EXERCISE DESCRIPTION:
Examine the records and identify each line that includes the string "Output". Copy those lines.

EXTRACTED ENTRIES:
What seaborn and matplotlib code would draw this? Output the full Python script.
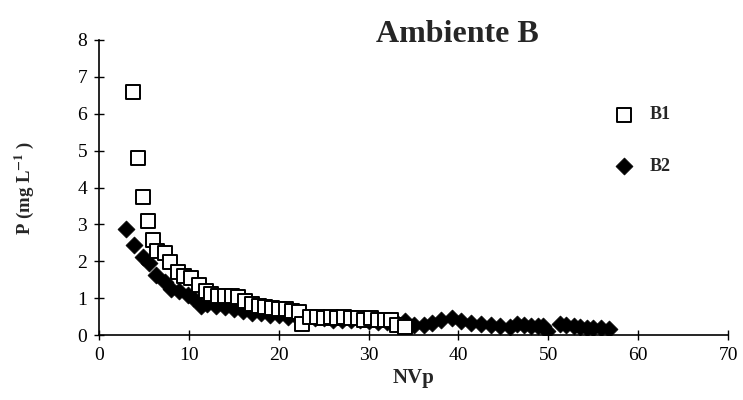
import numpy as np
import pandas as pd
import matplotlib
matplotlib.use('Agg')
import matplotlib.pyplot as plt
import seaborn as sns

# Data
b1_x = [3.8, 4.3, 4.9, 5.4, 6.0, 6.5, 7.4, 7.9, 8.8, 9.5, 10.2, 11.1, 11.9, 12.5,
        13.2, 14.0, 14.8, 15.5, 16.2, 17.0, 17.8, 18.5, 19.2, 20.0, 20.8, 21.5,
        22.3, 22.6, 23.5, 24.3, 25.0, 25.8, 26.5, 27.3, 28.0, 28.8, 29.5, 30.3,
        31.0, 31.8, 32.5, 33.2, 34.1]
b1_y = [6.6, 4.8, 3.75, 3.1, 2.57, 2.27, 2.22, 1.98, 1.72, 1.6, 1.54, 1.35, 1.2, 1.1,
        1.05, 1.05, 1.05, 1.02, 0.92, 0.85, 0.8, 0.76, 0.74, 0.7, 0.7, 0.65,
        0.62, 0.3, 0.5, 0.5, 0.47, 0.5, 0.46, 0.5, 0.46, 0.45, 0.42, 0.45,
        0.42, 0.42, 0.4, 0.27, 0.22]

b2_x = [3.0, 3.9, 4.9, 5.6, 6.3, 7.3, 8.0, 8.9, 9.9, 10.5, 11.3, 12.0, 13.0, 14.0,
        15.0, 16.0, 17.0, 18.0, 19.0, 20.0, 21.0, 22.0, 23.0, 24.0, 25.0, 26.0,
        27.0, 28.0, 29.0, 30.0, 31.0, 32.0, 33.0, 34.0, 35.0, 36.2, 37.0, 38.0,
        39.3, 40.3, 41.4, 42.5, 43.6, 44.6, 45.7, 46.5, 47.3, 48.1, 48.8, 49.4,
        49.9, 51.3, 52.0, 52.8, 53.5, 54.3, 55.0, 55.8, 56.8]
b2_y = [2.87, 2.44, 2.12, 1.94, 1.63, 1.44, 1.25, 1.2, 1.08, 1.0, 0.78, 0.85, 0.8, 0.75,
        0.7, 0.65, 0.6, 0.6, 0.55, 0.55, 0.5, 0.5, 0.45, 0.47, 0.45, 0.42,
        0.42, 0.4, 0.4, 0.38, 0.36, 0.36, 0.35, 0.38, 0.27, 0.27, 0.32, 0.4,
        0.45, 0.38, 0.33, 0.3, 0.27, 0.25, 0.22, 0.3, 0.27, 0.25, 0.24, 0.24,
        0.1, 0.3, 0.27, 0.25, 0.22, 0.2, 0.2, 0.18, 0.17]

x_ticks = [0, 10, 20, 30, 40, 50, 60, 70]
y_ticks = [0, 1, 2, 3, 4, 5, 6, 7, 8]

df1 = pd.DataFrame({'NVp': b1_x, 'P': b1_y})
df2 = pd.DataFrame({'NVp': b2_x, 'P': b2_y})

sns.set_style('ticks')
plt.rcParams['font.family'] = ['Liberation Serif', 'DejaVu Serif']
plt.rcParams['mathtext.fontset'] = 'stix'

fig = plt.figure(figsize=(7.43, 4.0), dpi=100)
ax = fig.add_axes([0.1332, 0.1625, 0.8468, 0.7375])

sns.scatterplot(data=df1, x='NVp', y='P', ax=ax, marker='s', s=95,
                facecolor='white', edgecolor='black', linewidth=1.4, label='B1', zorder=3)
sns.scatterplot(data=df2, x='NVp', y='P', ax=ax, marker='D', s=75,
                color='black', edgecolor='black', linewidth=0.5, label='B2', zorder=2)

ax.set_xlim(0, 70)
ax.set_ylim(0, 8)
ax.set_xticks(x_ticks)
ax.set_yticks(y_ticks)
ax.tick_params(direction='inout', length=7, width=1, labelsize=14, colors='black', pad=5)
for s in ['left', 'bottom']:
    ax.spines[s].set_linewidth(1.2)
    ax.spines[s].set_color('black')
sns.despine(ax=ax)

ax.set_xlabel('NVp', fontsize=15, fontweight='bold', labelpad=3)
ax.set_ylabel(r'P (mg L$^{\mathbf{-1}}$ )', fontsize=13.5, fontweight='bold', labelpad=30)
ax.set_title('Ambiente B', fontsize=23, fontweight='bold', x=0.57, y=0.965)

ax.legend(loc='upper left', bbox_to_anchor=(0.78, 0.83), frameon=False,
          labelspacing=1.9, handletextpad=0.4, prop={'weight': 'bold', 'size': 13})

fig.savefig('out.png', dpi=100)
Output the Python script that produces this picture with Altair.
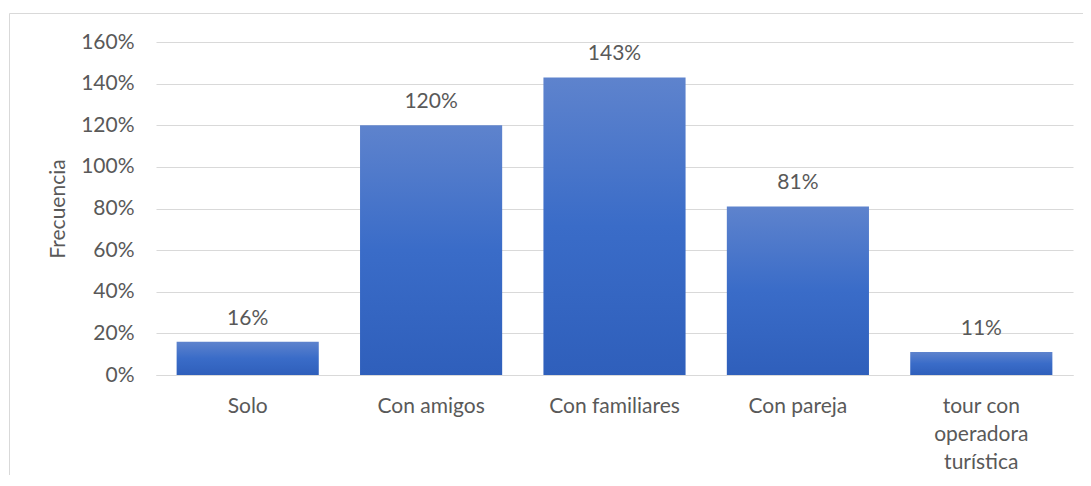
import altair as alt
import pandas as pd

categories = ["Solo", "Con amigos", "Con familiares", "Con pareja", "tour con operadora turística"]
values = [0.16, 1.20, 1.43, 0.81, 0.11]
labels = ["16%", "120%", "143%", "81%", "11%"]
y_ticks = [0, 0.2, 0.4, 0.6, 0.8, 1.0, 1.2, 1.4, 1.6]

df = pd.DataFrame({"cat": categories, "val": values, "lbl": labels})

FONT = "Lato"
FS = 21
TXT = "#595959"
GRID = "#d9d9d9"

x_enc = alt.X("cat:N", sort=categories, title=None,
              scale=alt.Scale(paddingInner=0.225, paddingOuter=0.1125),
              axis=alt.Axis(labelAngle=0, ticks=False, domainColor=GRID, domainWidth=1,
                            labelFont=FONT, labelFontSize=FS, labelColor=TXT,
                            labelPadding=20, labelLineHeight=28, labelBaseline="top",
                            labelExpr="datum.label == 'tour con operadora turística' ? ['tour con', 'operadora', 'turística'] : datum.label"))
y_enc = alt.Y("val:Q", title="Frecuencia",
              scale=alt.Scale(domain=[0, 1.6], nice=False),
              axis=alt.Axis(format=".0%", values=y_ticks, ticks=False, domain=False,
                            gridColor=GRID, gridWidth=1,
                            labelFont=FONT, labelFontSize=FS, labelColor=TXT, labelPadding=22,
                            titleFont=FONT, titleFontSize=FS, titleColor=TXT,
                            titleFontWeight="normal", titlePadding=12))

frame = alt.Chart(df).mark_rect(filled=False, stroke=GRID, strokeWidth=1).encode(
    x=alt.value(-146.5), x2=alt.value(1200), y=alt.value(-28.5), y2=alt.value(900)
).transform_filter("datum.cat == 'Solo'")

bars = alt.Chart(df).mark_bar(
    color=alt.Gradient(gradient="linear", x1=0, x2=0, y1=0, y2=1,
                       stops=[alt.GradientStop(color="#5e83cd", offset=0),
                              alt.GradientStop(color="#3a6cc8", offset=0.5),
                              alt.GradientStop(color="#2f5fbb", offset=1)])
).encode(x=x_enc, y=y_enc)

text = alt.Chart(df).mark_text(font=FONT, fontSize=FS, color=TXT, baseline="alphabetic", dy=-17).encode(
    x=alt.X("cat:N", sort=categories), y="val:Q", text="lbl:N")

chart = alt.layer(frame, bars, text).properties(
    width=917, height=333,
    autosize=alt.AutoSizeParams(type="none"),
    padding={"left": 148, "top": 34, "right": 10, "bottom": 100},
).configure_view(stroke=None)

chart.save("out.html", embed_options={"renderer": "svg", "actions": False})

TASK SOLUTION:
What seaborn and matplotlib code would draw this? Output the full Python script.
Output the Python script that produces this picture with Altair.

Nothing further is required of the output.